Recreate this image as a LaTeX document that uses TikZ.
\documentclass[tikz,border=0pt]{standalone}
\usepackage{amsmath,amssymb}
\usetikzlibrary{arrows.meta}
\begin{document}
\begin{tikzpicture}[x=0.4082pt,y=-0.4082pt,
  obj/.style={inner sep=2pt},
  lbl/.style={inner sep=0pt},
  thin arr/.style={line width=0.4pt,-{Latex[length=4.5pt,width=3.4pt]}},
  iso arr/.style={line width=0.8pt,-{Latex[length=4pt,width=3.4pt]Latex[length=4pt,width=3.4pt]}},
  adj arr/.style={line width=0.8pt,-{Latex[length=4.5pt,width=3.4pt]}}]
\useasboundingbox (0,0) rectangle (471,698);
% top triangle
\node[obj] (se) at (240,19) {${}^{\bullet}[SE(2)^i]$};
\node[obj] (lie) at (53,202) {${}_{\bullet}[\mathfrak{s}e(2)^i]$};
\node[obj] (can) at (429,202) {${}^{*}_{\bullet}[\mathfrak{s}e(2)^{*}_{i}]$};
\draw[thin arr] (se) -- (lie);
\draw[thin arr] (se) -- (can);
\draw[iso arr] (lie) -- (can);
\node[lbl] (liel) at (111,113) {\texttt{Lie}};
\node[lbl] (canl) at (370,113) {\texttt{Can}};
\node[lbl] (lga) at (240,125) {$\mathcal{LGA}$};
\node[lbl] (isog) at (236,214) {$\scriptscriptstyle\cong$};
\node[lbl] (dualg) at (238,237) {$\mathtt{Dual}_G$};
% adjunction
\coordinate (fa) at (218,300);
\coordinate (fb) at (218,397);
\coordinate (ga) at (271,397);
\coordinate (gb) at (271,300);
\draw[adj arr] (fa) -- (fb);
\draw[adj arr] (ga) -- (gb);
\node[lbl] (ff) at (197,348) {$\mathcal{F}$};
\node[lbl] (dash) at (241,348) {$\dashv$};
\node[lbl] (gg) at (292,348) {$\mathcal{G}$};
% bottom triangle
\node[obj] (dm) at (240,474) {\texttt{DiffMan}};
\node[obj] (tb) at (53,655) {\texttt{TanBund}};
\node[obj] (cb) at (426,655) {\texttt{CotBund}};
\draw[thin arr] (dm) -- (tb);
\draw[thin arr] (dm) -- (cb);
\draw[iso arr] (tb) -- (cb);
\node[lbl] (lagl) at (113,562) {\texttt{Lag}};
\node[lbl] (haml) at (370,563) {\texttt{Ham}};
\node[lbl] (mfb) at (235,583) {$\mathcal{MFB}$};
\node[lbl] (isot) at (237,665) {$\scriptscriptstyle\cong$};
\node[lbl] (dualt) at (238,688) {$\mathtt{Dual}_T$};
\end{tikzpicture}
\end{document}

+===+

What you will do - Give the listing again, word for word.

Full response -
Recreate this image as a LaTeX document that uses TikZ.
\documentclass[tikz,border=0pt]{standalone}
\usepackage{amsmath,amssymb}
\usetikzlibrary{arrows.meta}
\begin{document}
\begin{tikzpicture}[x=0.4082pt,y=-0.4082pt,
  obj/.style={inner sep=2pt},
  lbl/.style={inner sep=0pt},
  thin arr/.style={line width=0.4pt,-{Latex[length=4.5pt,width=3.4pt]}},
  iso arr/.style={line width=0.8pt,-{Latex[length=4pt,width=3.4pt]Latex[length=4pt,width=3.4pt]}},
  adj arr/.style={line width=0.8pt,-{Latex[length=4.5pt,width=3.4pt]}}]
\useasboundingbox (0,0) rectangle (471,698);
% top triangle
\node[obj] (se) at (240,19) {${}^{\bullet}[SE(2)^i]$};
\node[obj] (lie) at (53,202) {${}_{\bullet}[\mathfrak{s}e(2)^i]$};
\node[obj] (can) at (429,202) {${}^{*}_{\bullet}[\mathfrak{s}e(2)^{*}_{i}]$};
\draw[thin arr] (se) -- (lie);
\draw[thin arr] (se) -- (can);
\draw[iso arr] (lie) -- (can);
\node[lbl] (liel) at (111,113) {\texttt{Lie}};
\node[lbl] (canl) at (370,113) {\texttt{Can}};
\node[lbl] (lga) at (240,125) {$\mathcal{LGA}$};
\node[lbl] (isog) at (236,214) {$\scriptscriptstyle\cong$};
\node[lbl] (dualg) at (238,237) {$\mathtt{Dual}_G$};
% adjunction
\coordinate (fa) at (218,300);
\coordinate (fb) at (218,397);
\coordinate (ga) at (271,397);
\coordinate (gb) at (271,300);
\draw[adj arr] (fa) -- (fb);
\draw[adj arr] (ga) -- (gb);
\node[lbl] (ff) at (197,348) {$\mathcal{F}$};
\node[lbl] (dash) at (241,348) {$\dashv$};
\node[lbl] (gg) at (292,348) {$\mathcal{G}$};
% bottom triangle
\node[obj] (dm) at (240,474) {\texttt{DiffMan}};
\node[obj] (tb) at (53,655) {\texttt{TanBund}};
\node[obj] (cb) at (426,655) {\texttt{CotBund}};
\draw[thin arr] (dm) -- (tb);
\draw[thin arr] (dm) -- (cb);
\draw[iso arr] (tb) -- (cb);
\node[lbl] (lagl) at (113,562) {\texttt{Lag}};
\node[lbl] (haml) at (370,563) {\texttt{Ham}};
\node[lbl] (mfb) at (235,583) {$\mathcal{MFB}$};
\node[lbl] (isot) at (237,665) {$\scriptscriptstyle\cong$};
\node[lbl] (dualt) at (238,688) {$\mathtt{Dual}_T$};
\end{tikzpicture}
\end{document}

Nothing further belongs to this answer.